When asked to write a reply to the outwardly simple yet surprisingly complicated question of “What is a Wapsi Girl?” the first thing that popped into my mind was: how do I convince people that I am awesome if I don’t believe it myself?
That’s the challenge inherent in the task, though, isn’t it? Not to convince others of my worth, but to convince myself. Not in an egocentric sort of way but to give me a reason to hold my head up each day. To meet my own eyes in the mirror and be able to say that woman is someone I am proud to be. The breezy self-confidence that seems to come to some people so easily can and is an ongoing, uphill battle for others like me. It requires tapping into the inner strength I somehow manage to scrap together just one more time, knowing that tomorrow I will do it all over again because I expect nothing less from myself. A variation on this theme has become my own personal motto: We are strong. If we were not strong, we would not be here.

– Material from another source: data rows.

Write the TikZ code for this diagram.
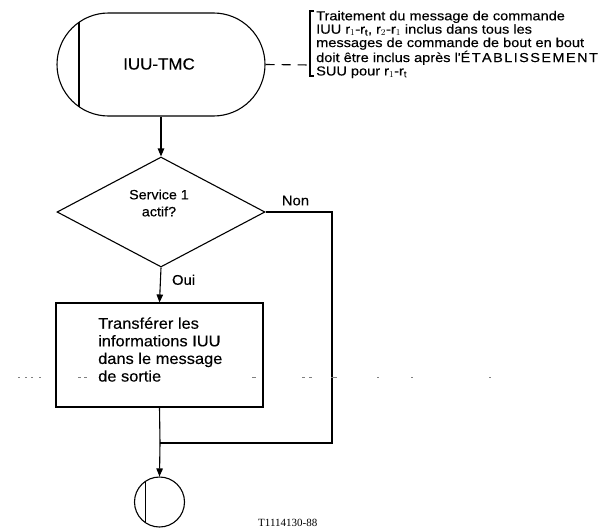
\documentclass[tikz,border=0pt]{standalone}
\usepackage{fontspec}
\setmainfont{Liberation Sans}[FakeStretch=1.06,FakeBold=0.3]
\newfontfamily\cmtfont{Liberation Sans}[FakeStretch=1.12,FakeBold=0.3]
\newfontfamily\labelfont{Liberation Serif}
\newcommand\wk{\kern1.4pt}
\usetikzlibrary{shapes.geometric,shapes.misc,arrows.meta}
\begin{document}
\begin{tikzpicture}[x=1pt,y=-1pt,
  line/.style={line width=1.1pt,black},
  arr/.style={line, -{Triangle[length=8pt,width=6.5pt]}},
  txt/.style={font=\cmtfont\fontsize{13}{13.4}\selectfont, inner sep=0pt},
  lbl/.style={font=\fontsize{14}{15}\selectfont, inner sep=0pt},
  boxtxt/.style={font=\fontsize{15.5}{17.6}\selectfont, inner sep=0pt},
  dectxtstyle/.style={font=\fontsize{13.5}{17}\selectfont, inner sep=0pt},
  artefact/.style={line width=0.6pt, gray},
]
\useasboundingbox (0,0) rectangle (615,530);

% terminal start
\node[rounded rectangle, draw, line width=1.1pt, minimum width=208pt, minimum height=103pt, inner sep=0pt] (start) at (161,64.5) {};
\draw[line] (79,22.3) -- (79,106.7);
\node[lbl, font=\fontsize{16}{17}\selectfont] (starttxt) at (159,64) {IUU-TMC};

% comment bracket
\coordinate (brk) at (310,65);
\draw[line width=1.8pt] (314,11) -- (310,11) -- (310,76) -- (314,76);
\node[txt, anchor=west, align=left] (comment) at (316,44.5) {Traitement du message de commande\\
IUU r$_1$-r$_\mathrm{t}$, r$_2$-r$_1$ inclus dans tous les\\
messages de commande de bout en bout\\
doit être inclus après l'É\wk T\wk A\wk B\wk L\wk I\wk S\wk S\wk E\wk M\wk E\wk N\wk T\\
SUU pour r$_1$-r$_\mathrm{t}$};
\draw[line, dash pattern=on 9pt off 7pt] (start.east) -- (brk);

% decision
\node[diamond, draw, line width=1.1pt, minimum width=208pt, minimum height=110pt, inner sep=0pt] (dec) at (161,212) {};
\node[dectxtstyle, align=center] (dectxt) at (159,203) {Service 1\\actif?};
\draw[arr] (start.south) -- (dec.north);

% process box
\node[rectangle, draw, line width=1.1pt, minimum width=207pt, minimum height=104pt, inner sep=0pt] (proc) at (159.5,355) {};
\node[boxtxt, anchor=west, align=left] (proctxt) at (98,349.5) {Transférer les\\informations IUU\\dans le message\\de sortie};
\draw[arr] (dec.south) -- node[lbl, anchor=west, xshift=11pt, pos=0.35] (oui) {Oui} (proc.north);

% merge and end
\coordinate (nonc) at (332,212);
\coordinate (nonb) at (332,443);
\coordinate (merge) at (160,443);
\node[circle, draw, line width=1.1pt, minimum size=50pt, inner sep=0pt] (end) at (159.5,502) {};
\draw[line] (145.5,481.3) -- (145.5,522.7);
\draw[line] (dec.east) -- node[lbl, above=6pt, pos=0.45] (non) {Non} (nonc) -- (nonb) -- (merge);
\draw[line] (proc.south) -- (merge);
\draw[arr] (merge) -- (end.north);

% figure reference
\node[font=\labelfont\fontsize{11}{12}\selectfont, anchor=base west, inner sep=0pt] (ref) at (258,526) {T1114130-88};

% scanning artefact (dotted line)
\foreach \a/\b in {18/20,25/27,31/33,39/41,78/81,84/87,252/256,302/305,309/312,331/337,377/379,411/413,489/491}
  \draw[artefact] (\a,377) -- (\b,377);
\end{tikzpicture}
\end{document}
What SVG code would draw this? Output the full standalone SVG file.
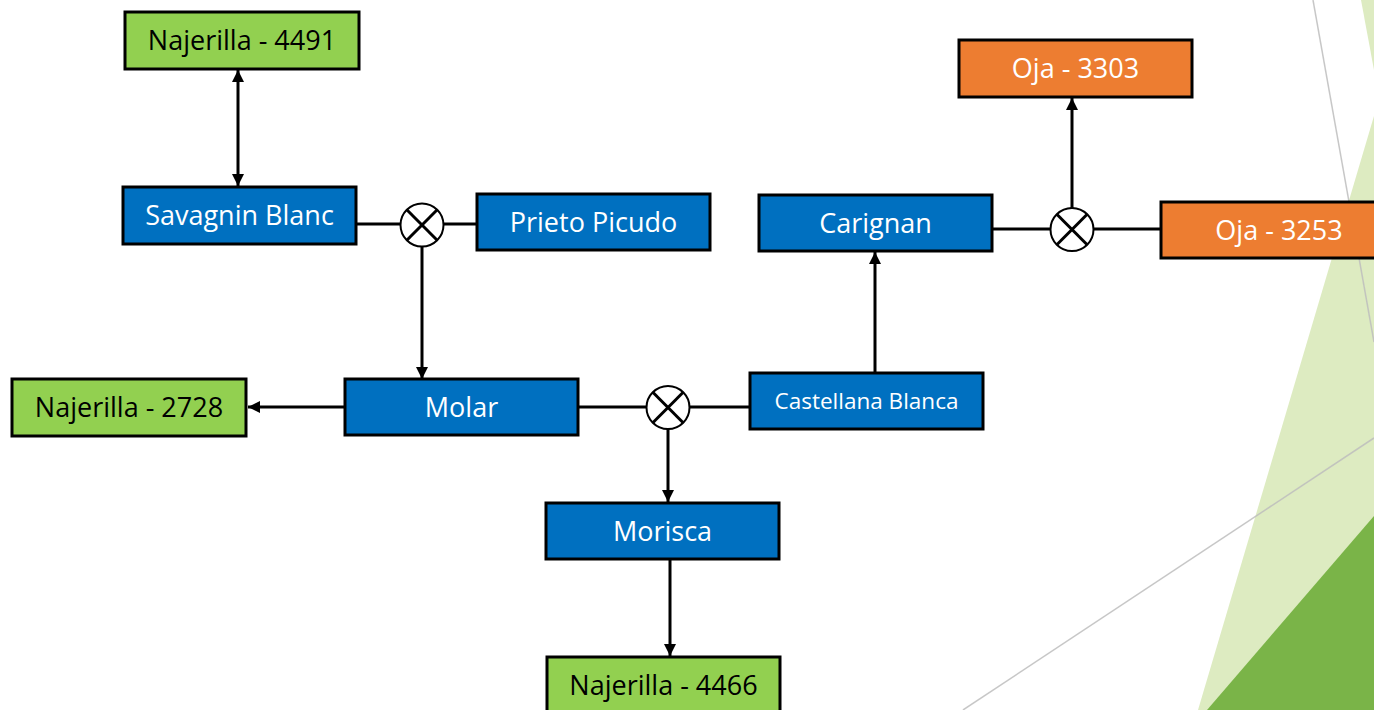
<svg xmlns="http://www.w3.org/2000/svg" width="1374" height="710" viewBox="0 0 1374 710">
<defs>
<marker id="arr" markerUnits="userSpaceOnUse" markerWidth="12" markerHeight="12" viewBox="0 0 10 10" refX="10" refY="5" orient="auto-start-reverse">
<path d="M0,0 L10,5 L0,10 z" fill="#000"/>
</marker>
<style>
.box{stroke:#000;stroke-width:3}
.blue{fill:#0070C0}
.green{fill:#92D050}
.orange{fill:#ED7D31}
.t{font-family:"Open Sans","Noto Sans","Liberation Sans",sans-serif;font-size:27px;text-anchor:middle}
.tw{fill:#fff}
.tb{fill:#000}
.c{stroke:#000;stroke-width:3;fill:none}
.circ{fill:#fff;stroke:#000;stroke-width:2}
.x{stroke:#000;stroke-width:3}
.bg{stroke:#BDBDBD;stroke-width:1.5;fill:none;opacity:0.85}
</style>
</defs>
<rect width="1374" height="710" fill="#fff"/>
<g id="background">
<polygon points="1361,0 1374,0 1374,70" fill="#DDEBC1"/>
<polygon points="1374,116 1374,710 1198,710" fill="#DDEBC1"/>
<polygon points="1374,516 1374,710 1207,710" fill="#7AB448"/>
<line class="bg" x1="1313" y1="0" x2="1374" y2="342"/>
<line class="bg" x1="963" y1="710" x2="1374" y2="438"/>
</g>
<g id="connectors">
<line class="c" x1="238" y1="70" x2="238" y2="186" marker-start="url(#arr)" marker-end="url(#arr)"/>
<line class="c" x1="356" y1="224" x2="477" y2="224"/>
<line class="c" x1="422" y1="246" x2="422" y2="379" marker-end="url(#arr)"/>
<line class="c" x1="345" y1="407" x2="248" y2="407" marker-end="url(#arr)"/>
<line class="c" x1="578" y1="407" x2="750" y2="407"/>
<line class="c" x1="668" y1="428" x2="668" y2="502" marker-end="url(#arr)"/>
<line class="c" x1="670" y1="559" x2="670" y2="656" marker-end="url(#arr)"/>
<line class="c" x1="875" y1="373" x2="875" y2="252" marker-end="url(#arr)"/>
<line class="c" x1="992" y1="229" x2="1161" y2="229"/>
<line class="c" x1="1072" y1="208" x2="1072" y2="98" marker-end="url(#arr)"/>
</g>
<g id="mix1">
<circle class="circ" cx="422" cy="225" r="21.5"/>
<line class="x" x1="406.8" y1="209.8" x2="437.2" y2="240.2"/>
<line class="x" x1="437.2" y1="209.8" x2="406.8" y2="240.2"/>
</g>
<g id="mix2">
<circle class="circ" cx="668" cy="407.5" r="21.5"/>
<line class="x" x1="652.8" y1="392.3" x2="683.2" y2="422.7"/>
<line class="x" x1="683.2" y1="392.3" x2="652.8" y2="422.7"/>
</g>
<g id="mix3">
<circle class="circ" cx="1072" cy="229.5" r="21.5"/>
<line class="x" x1="1056.8" y1="214.3" x2="1087.2" y2="244.7"/>
<line class="x" x1="1087.2" y1="214.3" x2="1056.8" y2="244.7"/>
</g>
<g id="najerilla4491">
<rect class="box green" x="125" y="12" width="234" height="57"/>
<text class="t tb" x="242" y="50">Najerilla - 4491</text>
</g>
<g id="savagnin">
<rect class="box blue" x="123" y="187" width="233" height="57"/>
<text class="t tw" x="239.5" y="225">Savagnin Blanc</text>
</g>
<g id="prieto">
<rect class="box blue" x="477" y="194" width="233" height="56"/>
<text class="t tw" x="593.5" y="231.5">Prieto Picudo</text>
</g>
<g id="molar">
<rect class="box blue" x="345" y="379" width="233" height="56"/>
<text class="t tw" x="461.5" y="416.5">Molar</text>
</g>
<g id="najerilla2728">
<rect class="box green" x="12" y="379" width="234" height="57"/>
<text class="t tb" x="129" y="417">Najerilla - 2728</text>
</g>
<g id="castellana">
<rect class="box blue" x="750" y="373" width="233" height="56"/>
<text class="t tw" x="866.5" y="409" style="font-size:22.5px">Castellana Blanca</text>
</g>
<g id="morisca">
<rect class="box blue" x="546" y="503" width="233" height="56"/>
<text class="t tw" x="662.5" y="540.5">Morisca</text>
</g>
<g id="najerilla4466">
<rect class="box green" x="547" y="657" width="233" height="57"/>
<text class="t tb" x="663.5" y="695">Najerilla - 4466</text>
</g>
<g id="carignan">
<rect class="box blue" x="759" y="195" width="233" height="56"/>
<text class="t tw" x="875.5" y="232.5">Carignan</text>
</g>
<g id="oja3303">
<rect class="box orange" x="959" y="40" width="233" height="57"/>
<text class="t tw" x="1075.5" y="78">Oja - 3303</text>
</g>
<g id="oja3253">
<rect class="box orange" x="1161" y="202" width="233" height="56"/>
<text class="t tw" x="1279" y="239.5">Oja - 3253</text>
</g>
</svg>
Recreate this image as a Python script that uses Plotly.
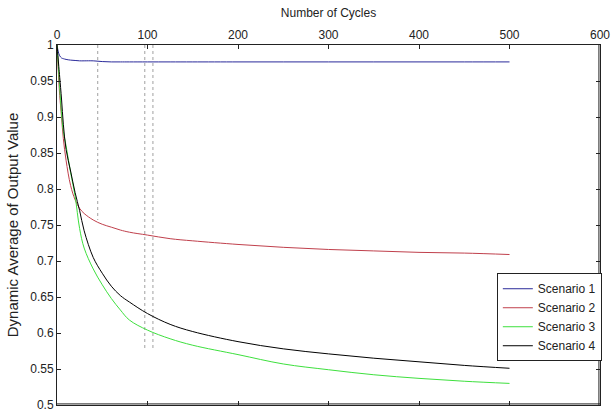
import plotly.graph_objects as go

cycles = [0, 1, 2, 3, 5, 7, 10, 15, 20, 25, 30, 40, 50, 60, 70, 80, 100, 125, 150, 200, 250, 300, 350, 400, 450, 500]
scenario1 = [1.0, 0.993, 0.988, 0.985, 0.982, 0.981, 0.980, 0.979, 0.9785, 0.978, 0.978, 0.978, 0.977, 0.9765, 0.9765, 0.9765, 0.9765, 0.9765, 0.9765, 0.9765, 0.9765, 0.9765, 0.9765, 0.9765, 0.9765, 0.9765]
scenario2 = [1.0, 0.975, 0.95, 0.93, 0.90, 0.87, 0.84, 0.805, 0.785, 0.773, 0.766, 0.757, 0.751, 0.747, 0.743, 0.740, 0.736, 0.731, 0.728, 0.723, 0.719, 0.716, 0.714, 0.712, 0.711, 0.709]
scenario3 = [1.0, 0.98, 0.96, 0.94, 0.905, 0.88, 0.86, 0.823, 0.79, 0.745, 0.718, 0.689, 0.667, 0.648, 0.632, 0.618, 0.604, 0.592, 0.583, 0.570, 0.557, 0.549, 0.542, 0.537, 0.533, 0.530]
scenario4 = [1.0, 0.985, 0.97, 0.955, 0.925, 0.89, 0.855, 0.825, 0.795, 0.77, 0.742, 0.705, 0.683, 0.665, 0.652, 0.643, 0.627, 0.612, 0.602, 0.588, 0.578, 0.571, 0.565, 0.560, 0.555, 0.551]
names = ["Scenario 1", "Scenario 2", "Scenario 3", "Scenario 4"]
colors = ["#2a2a9a", "#c0404c", "#3ee03e", "#000000"]

x_ticks = [0, 100, 200, 300, 400, 500, 600]
marker_x = [45, 97, 106]
marker_bottom = [0.757, 0.575, 0.575]
marker_top = 1.0

fig = go.Figure()
for mx, mb in zip(marker_x, marker_bottom):
    fig.add_trace(go.Scatter(x=[mx, mx], y=[marker_top, mb], mode="lines",
                             line=dict(color="#a0a0a0", width=1, dash="dot"),
                             showlegend=False, hoverinfo="skip"))
for name, ys, c in zip(names, [scenario1, scenario2, scenario3, scenario4], colors):
    fig.add_trace(go.Scatter(x=cycles, y=ys, mode="lines", name=name,
                             line=dict(color=c, width=1, shape="spline")))

common = dict(ticks="inside", ticklen=4, tickcolor="#222", showline=True, linecolor="#222",
              linewidth=1, showgrid=False, zeroline=False, automargin=False)

fig.update_layout(
    width=612, height=414,
    margin=dict(l=57, r=12, t=45, b=9),
    paper_bgcolor="white", plot_bgcolor="white",
    font=dict(family="Liberation Sans, Arial, sans-serif", size=12, color="#222"),
    showlegend=True,
    legend=dict(x=0.81, y=0.366, xanchor="left", yanchor="top", itemwidth=30,
                bgcolor="white", bordercolor="#222", borderwidth=1,
                font=dict(size=12, color="#222"), tracegroupgap=0),
    xaxis=dict(range=[0, 600], side="top", tickvals=x_ticks, mirror="ticks",
               title=dict(text="Number of Cycles", standoff=8, font=dict(size=12)), **common),
    yaxis=dict(range=[0.5, 1.0], dtick=0.05, tick0=0.5, tickformat="~g", mirror="ticks",
               title=dict(text="Dynamic Average of Output Value", standoff=7, font=dict(size=15)),
               **common),
    shapes=[
        dict(type="line", xref="paper", yref="paper", x0=0.998, x1=0.998, y0=0, y1=1,
             line=dict(color="#222", width=1), layer="above"),
        dict(type="line", xref="paper", yref="paper", x0=0, x1=1, y0=0.003, y1=0.003,
             line=dict(color="#222", width=1), layer="above"),
    ],
)

fig.write_html("out.html", config={"displayModeBar": False},
               post_script="document.body.style.margin='0';document.body.style.overflow='hidden';document.documentElement.style.overflow='hidden';")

And it’s not like the world we live in makes it particularly easy to follow that motto and accept ourselves as we are. Society’s expectations see-saw viciously from one extreme to another with little or no provocation. It is far too easy to become trapped in the mindset that no matter what we do, we will still be in the wrong. What is praised one minute is reviled the next, going from being accepted as The Thing To Do or Be or Aspire Toward, to being condemned as antiquated or unhealthy or just plain unfashionable. Unless one is a celebrity, with access to the best surgeons, cosmeticians, and ‘change your life’ therapy money can buy… how can a woman keep up?
Short answer: we can’t. More importantly, we should not try. But for some reason it is more difficult to love who we are than it is it to contort ourselves–physically, emotionally, and intellectually–to squeeze the molds forced upon us. It becomes a choice between giving up hard-won self-respect and conforming, or blazing our own path. I choose the latter, even if it means I don’t match anyone’s preconceived idea of perfection. I am not climbing the corporate ladder or battling double standards in the work place. I am not burning myself out in an attempt to be a home-maker and a successful career woman simultaneously. I choose to channel that energy into my writing and come out the other side as a better wife and mother.
I’m not saying I have it all that rough. I did not grow up in a broken or abusive home or on the streets, nor have I struggled with addictions, be it to drugs or alcohol or sex. But I have dealt with (and continue to deal with) that silent killer, depression. I have looked in the mirror and bitterly hated the woman looking back at me. I carry the scars unchecked self-disgust can result in. Each one exists as reminder of a time when the only thing that silenced my demons was the sight of my own blood. I am not ashamed of them; on the contrary, they are proof of how far a person can fall and still get back up. Because I did, and found better ways to handle Doubt and and her Sisters that didn’t involve the diet version of a human sacrifice. They’re still there, of course (am I pretty enough? talented enough? and just who do I think I’m fooling with all this ‘yes you are important’ stuff, anyway?) but I’ve learned how to control them instead of being controlled by them. Which makes me happy.
And at the end of the day–or the world–that’s what defines a Wapsi Girl to me; someone who is happy with herself as she is. It’s what matters the most, after all.
Angel
Oh Angel, I’m so happy for you and your inherent Wapsi-ness and I can’t wait to hug you and go “Waspi Waspi Waspi” over and over again. And pretend I’m a Pokemon. Whose name is Waspi. Special attack? Contentment of self.